When employees know how to be successful within an organization and are provided with opportunities to highlight their strengths, they can take on work that provides the most organizational value. As such, Ries believes companies should focus on unlocking talent of current employees before looking externally.
“What I have seen is remarkable,” Ries says. “When you change the structures around people, you discover talent in your midst that you didn’t even know you had.”
One way to expose this talent is to continually encourage employees to develop new skills, and ensure that your culture values continued education and personal growth. “Companies need to get serious about cross-training and cross-functional collaboration and not just talk about it,” Ries adds.
Entrepreneurial experiments drive personal development and company-wide innovation.
In a small, growing organization, it’s often easy for employees to get their ideas in front of company leadership and put them to the test. For larger companies, though, there’s a much longer pipeline from idea to testing — which can lead to missing out on products that could grow the business.

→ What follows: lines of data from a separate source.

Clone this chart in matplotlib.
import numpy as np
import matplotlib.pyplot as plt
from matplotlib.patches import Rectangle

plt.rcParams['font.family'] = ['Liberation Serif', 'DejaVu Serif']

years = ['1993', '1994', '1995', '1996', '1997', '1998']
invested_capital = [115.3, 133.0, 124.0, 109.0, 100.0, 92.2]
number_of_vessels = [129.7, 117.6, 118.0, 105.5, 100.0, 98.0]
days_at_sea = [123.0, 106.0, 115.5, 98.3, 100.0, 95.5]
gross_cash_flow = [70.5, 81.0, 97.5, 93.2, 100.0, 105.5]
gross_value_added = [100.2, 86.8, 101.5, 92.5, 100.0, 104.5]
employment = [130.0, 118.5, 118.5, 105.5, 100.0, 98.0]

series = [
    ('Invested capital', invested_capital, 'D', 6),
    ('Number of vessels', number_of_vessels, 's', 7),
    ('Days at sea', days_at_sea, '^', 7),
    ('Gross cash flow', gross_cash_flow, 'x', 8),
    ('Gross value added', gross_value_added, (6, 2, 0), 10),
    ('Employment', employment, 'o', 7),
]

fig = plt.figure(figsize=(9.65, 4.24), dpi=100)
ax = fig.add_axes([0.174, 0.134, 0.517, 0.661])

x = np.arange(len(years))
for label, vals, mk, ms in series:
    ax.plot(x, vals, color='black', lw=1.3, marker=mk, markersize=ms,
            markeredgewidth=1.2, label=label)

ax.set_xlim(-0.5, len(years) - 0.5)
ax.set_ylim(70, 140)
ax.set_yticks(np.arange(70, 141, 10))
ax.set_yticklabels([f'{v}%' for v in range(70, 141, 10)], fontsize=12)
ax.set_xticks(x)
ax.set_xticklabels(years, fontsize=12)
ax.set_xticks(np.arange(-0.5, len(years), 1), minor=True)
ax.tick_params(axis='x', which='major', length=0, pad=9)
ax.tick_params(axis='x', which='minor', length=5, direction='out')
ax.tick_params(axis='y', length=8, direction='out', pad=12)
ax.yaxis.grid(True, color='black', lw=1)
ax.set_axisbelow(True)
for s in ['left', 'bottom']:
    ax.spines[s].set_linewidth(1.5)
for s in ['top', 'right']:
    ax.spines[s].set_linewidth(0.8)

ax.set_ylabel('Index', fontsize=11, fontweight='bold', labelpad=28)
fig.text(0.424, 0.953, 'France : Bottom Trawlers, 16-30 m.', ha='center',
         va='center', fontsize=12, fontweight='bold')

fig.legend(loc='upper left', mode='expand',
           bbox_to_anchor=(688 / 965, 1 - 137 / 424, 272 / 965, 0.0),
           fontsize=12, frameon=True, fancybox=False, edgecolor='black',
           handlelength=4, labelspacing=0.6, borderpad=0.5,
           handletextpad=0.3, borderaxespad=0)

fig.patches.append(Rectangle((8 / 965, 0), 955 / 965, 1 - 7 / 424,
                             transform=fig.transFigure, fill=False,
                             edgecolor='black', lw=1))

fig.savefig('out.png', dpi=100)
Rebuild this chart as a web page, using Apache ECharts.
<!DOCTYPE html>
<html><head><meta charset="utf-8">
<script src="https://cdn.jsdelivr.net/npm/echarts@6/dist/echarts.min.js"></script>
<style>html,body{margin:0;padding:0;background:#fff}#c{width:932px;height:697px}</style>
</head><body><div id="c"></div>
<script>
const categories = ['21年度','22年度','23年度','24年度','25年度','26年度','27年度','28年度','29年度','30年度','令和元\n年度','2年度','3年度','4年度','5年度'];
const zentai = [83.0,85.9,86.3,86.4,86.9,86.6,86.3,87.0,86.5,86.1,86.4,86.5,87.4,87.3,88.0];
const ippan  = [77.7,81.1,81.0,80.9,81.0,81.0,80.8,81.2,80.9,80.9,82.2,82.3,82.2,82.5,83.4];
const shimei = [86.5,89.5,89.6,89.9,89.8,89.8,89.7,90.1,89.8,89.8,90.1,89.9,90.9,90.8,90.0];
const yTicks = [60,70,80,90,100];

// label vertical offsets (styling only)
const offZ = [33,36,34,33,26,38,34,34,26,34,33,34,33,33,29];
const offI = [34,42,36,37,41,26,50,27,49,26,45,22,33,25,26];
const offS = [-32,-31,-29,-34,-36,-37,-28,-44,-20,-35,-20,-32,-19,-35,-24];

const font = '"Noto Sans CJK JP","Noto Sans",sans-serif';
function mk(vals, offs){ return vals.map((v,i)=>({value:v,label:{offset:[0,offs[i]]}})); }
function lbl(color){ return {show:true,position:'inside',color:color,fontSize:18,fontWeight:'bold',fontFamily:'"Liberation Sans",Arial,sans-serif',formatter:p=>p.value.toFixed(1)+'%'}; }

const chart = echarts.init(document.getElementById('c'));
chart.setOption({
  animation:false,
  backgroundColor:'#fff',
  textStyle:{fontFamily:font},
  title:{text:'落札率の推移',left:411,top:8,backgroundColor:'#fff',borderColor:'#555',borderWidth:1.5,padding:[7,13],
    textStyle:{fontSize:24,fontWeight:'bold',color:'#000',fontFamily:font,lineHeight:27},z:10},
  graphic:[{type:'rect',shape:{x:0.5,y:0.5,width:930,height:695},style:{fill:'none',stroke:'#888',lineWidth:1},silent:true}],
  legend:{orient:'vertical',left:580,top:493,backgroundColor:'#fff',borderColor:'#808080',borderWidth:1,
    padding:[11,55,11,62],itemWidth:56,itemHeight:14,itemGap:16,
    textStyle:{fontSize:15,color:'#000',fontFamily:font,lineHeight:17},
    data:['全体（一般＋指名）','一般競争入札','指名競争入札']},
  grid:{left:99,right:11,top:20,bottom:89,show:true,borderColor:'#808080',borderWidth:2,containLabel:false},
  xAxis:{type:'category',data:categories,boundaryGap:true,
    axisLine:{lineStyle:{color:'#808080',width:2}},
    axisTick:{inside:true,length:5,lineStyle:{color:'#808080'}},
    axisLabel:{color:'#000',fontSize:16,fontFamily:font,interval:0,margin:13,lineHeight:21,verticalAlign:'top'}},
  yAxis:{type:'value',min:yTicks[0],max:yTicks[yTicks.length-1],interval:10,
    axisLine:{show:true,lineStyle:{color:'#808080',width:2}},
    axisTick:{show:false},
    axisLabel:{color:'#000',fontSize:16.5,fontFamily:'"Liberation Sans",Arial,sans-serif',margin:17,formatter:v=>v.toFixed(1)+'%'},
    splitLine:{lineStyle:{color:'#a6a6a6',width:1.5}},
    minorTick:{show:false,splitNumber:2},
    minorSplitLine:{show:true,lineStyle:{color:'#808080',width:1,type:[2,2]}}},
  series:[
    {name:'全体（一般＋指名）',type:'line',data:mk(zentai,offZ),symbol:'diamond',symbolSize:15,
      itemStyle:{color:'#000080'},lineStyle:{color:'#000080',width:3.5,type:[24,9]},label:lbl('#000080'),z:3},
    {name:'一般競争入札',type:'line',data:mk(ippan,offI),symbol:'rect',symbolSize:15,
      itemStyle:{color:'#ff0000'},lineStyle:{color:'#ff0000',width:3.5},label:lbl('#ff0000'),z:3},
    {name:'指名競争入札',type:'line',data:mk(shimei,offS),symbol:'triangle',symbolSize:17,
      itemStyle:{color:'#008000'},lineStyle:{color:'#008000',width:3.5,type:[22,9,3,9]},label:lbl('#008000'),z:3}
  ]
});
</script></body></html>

Ries says in his initial talks with organizations, he seeks to understand how they enable employees to propose and test ideas for new products and features, if they even have formal processes in place for doing so.
He strongly advises that large companies develop frameworks that empower individual contributors to vocalize and potentially test their ideas in a real-world context. This leads to personal growth, but is also essential for driving innovation and remaining competitive in today’s business landscape.
To do this, companies can create streamlined processes that allow employees to run experiments that impact P&L to a degree. These experiments can provide valuable insights on a project before more widely scaling, while simultaneously mitigating larger strategy or financial risks.
They also create highly effective environments for training employees in general management skills. For example, an employee could expose a new onsite feature to a small percentage of visitors to understand its efficacy. From this minimal but genuine exposure, the employee will have concrete data to determine whether or not the feature should be further invested in or scaled broadly.
“The companies that are able to do this will harness creativity, test out people’s good ideas, and allow people to grow quickly into leadership opportunities if merited,” Ries says. “They will kick the butts of old-fashioned companies.”